**PROBLEM STATEMENT**
Extract, word for word, every line from the one containing "Convert this diagram to TikZ code." through the one containing "(0,0) rectangle (890,1905);", with both end lines kept.

**GIVEN DATA**
##############################

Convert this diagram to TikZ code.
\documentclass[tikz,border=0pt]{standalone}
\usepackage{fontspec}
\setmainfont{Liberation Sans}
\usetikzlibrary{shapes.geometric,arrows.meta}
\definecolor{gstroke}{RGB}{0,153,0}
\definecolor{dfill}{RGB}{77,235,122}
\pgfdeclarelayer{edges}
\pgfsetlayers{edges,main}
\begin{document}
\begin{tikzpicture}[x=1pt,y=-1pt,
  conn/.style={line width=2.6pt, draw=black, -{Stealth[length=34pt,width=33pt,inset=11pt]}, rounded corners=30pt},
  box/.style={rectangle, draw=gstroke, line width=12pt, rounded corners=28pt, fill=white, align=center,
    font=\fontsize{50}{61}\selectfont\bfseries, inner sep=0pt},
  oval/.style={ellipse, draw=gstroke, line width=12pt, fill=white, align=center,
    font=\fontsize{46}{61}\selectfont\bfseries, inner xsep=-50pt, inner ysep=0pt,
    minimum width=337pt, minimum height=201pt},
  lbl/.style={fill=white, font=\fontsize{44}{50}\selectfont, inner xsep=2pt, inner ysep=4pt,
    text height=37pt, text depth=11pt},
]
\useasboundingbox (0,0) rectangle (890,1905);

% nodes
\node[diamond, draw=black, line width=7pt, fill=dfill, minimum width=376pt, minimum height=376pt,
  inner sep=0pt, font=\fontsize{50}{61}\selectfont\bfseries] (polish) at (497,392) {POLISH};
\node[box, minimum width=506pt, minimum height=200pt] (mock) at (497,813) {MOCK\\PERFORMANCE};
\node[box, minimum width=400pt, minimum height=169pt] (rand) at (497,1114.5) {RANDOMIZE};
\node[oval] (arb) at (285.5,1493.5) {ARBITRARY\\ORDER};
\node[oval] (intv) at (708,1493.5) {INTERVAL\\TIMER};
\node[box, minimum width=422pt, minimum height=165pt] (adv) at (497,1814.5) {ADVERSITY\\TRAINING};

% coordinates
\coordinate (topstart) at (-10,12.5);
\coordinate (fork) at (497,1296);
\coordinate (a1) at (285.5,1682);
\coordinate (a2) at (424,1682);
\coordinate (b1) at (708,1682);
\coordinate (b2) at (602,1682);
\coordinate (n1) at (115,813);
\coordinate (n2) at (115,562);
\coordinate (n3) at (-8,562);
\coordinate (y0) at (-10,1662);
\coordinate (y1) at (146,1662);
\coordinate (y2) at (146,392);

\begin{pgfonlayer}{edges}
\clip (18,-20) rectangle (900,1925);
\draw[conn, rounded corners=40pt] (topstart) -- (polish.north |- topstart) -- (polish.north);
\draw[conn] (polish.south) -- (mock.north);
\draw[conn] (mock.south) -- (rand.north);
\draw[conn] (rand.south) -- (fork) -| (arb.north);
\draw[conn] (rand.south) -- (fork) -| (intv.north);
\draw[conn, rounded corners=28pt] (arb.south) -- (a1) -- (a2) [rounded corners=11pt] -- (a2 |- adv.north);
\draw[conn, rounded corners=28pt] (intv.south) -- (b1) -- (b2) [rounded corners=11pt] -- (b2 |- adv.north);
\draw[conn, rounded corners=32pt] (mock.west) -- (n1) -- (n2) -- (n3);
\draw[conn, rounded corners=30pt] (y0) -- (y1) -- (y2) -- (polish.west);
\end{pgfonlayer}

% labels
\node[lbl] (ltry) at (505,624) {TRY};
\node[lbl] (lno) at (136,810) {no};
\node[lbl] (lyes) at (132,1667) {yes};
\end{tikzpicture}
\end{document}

##############################

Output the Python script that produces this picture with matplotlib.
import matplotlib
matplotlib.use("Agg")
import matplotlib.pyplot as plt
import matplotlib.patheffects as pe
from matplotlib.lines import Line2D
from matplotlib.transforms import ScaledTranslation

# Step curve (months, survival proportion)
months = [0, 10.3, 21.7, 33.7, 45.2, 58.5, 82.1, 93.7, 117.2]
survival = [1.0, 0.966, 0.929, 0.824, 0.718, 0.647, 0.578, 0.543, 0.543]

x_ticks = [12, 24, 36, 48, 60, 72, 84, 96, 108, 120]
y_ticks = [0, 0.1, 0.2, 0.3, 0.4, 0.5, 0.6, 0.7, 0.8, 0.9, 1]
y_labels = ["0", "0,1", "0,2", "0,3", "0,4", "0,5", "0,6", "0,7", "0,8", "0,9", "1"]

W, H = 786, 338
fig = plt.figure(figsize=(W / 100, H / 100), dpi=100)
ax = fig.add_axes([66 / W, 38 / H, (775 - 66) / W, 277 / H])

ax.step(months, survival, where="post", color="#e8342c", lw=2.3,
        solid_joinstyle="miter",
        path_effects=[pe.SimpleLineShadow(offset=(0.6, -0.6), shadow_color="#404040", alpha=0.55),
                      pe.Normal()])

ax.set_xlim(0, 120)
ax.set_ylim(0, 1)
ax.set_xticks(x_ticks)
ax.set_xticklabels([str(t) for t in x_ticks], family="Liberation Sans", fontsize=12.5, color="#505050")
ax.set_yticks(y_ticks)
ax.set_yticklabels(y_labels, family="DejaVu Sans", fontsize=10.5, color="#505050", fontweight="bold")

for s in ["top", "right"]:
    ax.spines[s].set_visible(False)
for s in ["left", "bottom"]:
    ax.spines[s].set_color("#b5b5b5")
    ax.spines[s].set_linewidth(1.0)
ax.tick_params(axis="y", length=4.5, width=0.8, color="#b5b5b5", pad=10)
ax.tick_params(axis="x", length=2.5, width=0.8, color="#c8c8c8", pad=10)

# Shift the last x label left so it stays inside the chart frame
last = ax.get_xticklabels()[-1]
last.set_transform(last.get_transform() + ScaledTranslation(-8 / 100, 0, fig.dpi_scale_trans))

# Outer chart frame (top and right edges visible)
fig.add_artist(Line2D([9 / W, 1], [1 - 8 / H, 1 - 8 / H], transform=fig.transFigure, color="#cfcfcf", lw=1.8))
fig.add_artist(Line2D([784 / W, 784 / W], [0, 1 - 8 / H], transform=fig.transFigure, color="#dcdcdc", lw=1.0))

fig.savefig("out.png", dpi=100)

##############################

**EXERCISE RESPONSE**
Convert this diagram to TikZ code.
\documentclass[tikz,border=0pt]{standalone}
\usepackage{fontspec}
\setmainfont{Liberation Sans}
\usetikzlibrary{shapes.geometric,arrows.meta}
\definecolor{gstroke}{RGB}{0,153,0}
\definecolor{dfill}{RGB}{77,235,122}
\pgfdeclarelayer{edges}
\pgfsetlayers{edges,main}
\begin{document}
\begin{tikzpicture}[x=1pt,y=-1pt,
  conn/.style={line width=2.6pt, draw=black, -{Stealth[length=34pt,width=33pt,inset=11pt]}, rounded corners=30pt},
  box/.style={rectangle, draw=gstroke, line width=12pt, rounded corners=28pt, fill=white, align=center,
    font=\fontsize{50}{61}\selectfont\bfseries, inner sep=0pt},
  oval/.style={ellipse, draw=gstroke, line width=12pt, fill=white, align=center,
    font=\fontsize{46}{61}\selectfont\bfseries, inner xsep=-50pt, inner ysep=0pt,
    minimum width=337pt, minimum height=201pt},
  lbl/.style={fill=white, font=\fontsize{44}{50}\selectfont, inner xsep=2pt, inner ysep=4pt,
    text height=37pt, text depth=11pt},
]
\useasboundingbox (0,0) rectangle (890,1905);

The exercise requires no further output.